2007, Age sixteen.
Freezing my tits off, sitting on the frozen floor of a shell scrape (a temporary, defensive dug in position), somewhere on the training area of Catterick. So dark in the early hours of a cold January morning that I couldn’t even see my hands in front of my face, yet it was my time to be on stag (On watch or lookout). The whole platoon relying on my alertness and observation skills, so that they could rest easy, although I couldn’t see s**t. I remember my hands being frustratingly disabled due to the cold temperatures, which restricted me from being able to unzip my trousers for the meaningless and simple task of going for a tactical piss (urinating whilst maintaining a low profile).
Faced with reality and these extremely cold conditions, which I had never experienced before this moment, I began to feel sorry for myself.
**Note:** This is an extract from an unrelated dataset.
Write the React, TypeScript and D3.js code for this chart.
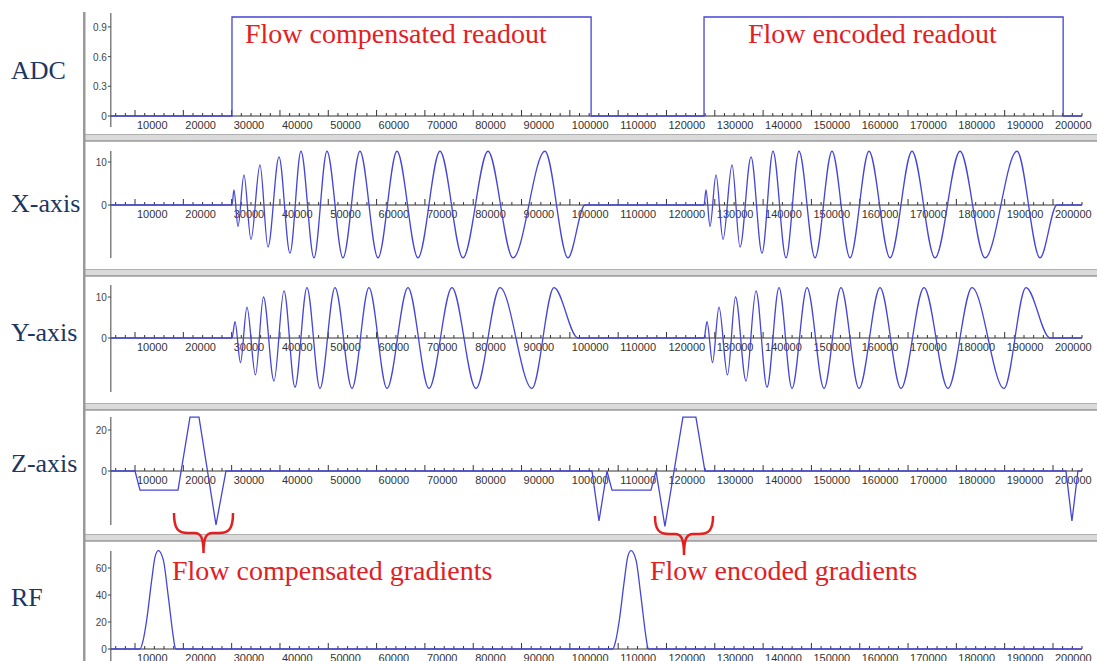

I turned to Panks, who also had the pleasure of being on stag and I asked him, the very question that many of you may have asked once or twice before; “what the f**k am I doing here”?
My battle partner Panks, instantly started wetting himself with laughter. Of course, trying to remain tactically sound and disciplined, which for some reason made it all that much more laughable, I couldn’t help myself but to also laugh at the whole situation.
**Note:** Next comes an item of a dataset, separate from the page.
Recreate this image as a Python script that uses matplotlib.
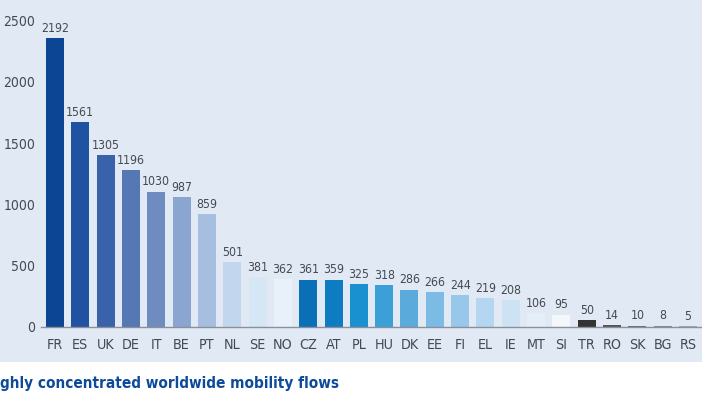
import matplotlib
matplotlib.use("Agg")
import matplotlib.pyplot as plt
from matplotlib.patches import Rectangle

# ==========================================
# Data
# ==========================================
countries = ["FR", "ES", "UK", "DE", "IT", "BE", "PT", "NL", "SE", "NO",
             "CZ", "AT", "PL", "HU", "DK", "EE", "FI", "EL", "IE", "MT",
             "SI", "TR", "RO", "SK", "BG", "RS"]
# printed value labels
labels = [2192, 1561, 1305, 1196, 1030, 987, 859, 501, 381, 362,
          361, 359, 325, 318, 286, 266, 244, 219, 208, 106,
          95, 50, 14, 10, 8, 5]
# bar heights as they sit against the y axis
heights = [2355, 1672, 1400, 1280, 1103, 1059, 919, 530, 408, 388,
           386, 384, 348, 340, 305, 284, 258, 233, 220, 112,
           101, 54, 15, 11, 9, 5]
colors = ["#0b4594", "#1f52a0", "#3a62ab", "#5577b4", "#6f8cc0", "#8aa6d0",
          "#a6bfe0", "#c2d7ee", "#d5e6f5", "#e8f1fa",
          "#0b6fb8", "#0d7cc3", "#1990cf", "#3b9fd8", "#5aaadc", "#7bbbe4",
          "#97c8ea", "#b5d6f0", "#cde3f4", "#e4eef8", "#f3f7fc",
          "#333333", "#555555", "#6e6e6e", "#8a8a8a", "#a8a8a8"]
y_ticks = [0, 500, 1000, 1500, 2000, 2500]
caption = "ghly concentrated worldwide mobility flows"
# ==========================================

BG = "#e1e9f4"
TXT = "#454a52"
plt.rcParams["font.family"] = ["DejaVu Sans"]
plt.rcParams["font.stretch"] = "condensed"

fig = plt.figure(figsize=(7.02, 4.03), dpi=100, facecolor=BG)
# white strip under the chart panel
fig.patches.append(Rectangle((0, 0), 1, 41 / 403, transform=fig.transFigure,
                             facecolor="white", edgecolor="none", zorder=0))

ax = fig.add_axes([41 / 702, 76 / 403, 661 / 702, 306.5 / 403])
ax.set_facecolor(BG)

x = range(len(countries))
ax.bar(x, heights, width=0.71, color=colors, zorder=2)
for xi, h, lab in zip(x, heights, labels):
    ax.text(xi, h + 28, str(lab), ha="center", va="bottom",
            fontsize=8.8, color=TXT)

ax.set_xlim(-0.55, len(countries) - 0.45)
ax.set_ylim(0, 2500)
ax.set_yticks(y_ticks)
ax.set_yticklabels([str(t) for t in y_ticks], fontsize=10, color=TXT)
ax.set_xticks(list(x))
ax.set_xticklabels(countries, fontsize=10.3, color=TXT)
ax.tick_params(axis="x", length=0, pad=8)
ax.tick_params(axis="y", length=0, pad=4)

for s in ["top", "right", "left"]:
    ax.spines[s].set_visible(False)
ax.spines["bottom"].set_color("#8a8f99")
ax.spines["bottom"].set_linewidth(1.0)

fig.text(0.0, 15 / 403, caption, ha="left", va="baseline",
         fontsize=11, fontweight="bold", color="#0e4a9a")

fig.savefig("out.png", dpi=100, facecolor=BG)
It was here at this very moment, where I first discovered the true value of military friends. In the Armed Forces, you somehow develop a skill for laughing your way through s**t times. Even whilst being shot at, you sometimes find yourself laughing your way through it. The value of military friends is valuable for life. This certainly applies in ‘Civvystreet’ just as it applies in the Armed Forces. There is certainly a bond, a ‘brotherhood’ so to speak and it is important to remember this when times are hard during the transition from soldier to civi.
It’s easy to lock yourself away and swear there is no one who understands you, however there are many like you who do understand. Those people who do understand, will always be those valuable friends, who have also spent time in the trench alongside you.
Thanks to social media and current technology, it has never been so easy to stay in touch with old friends from the forces. I highly recommend establishing comms (communications) with other veterans. They don’t necessarily need to be old mates from your previous platoon, all veterans have that mutual understanding and respect.
So to that end, it is highly important and fundamental to remember that you are never alone.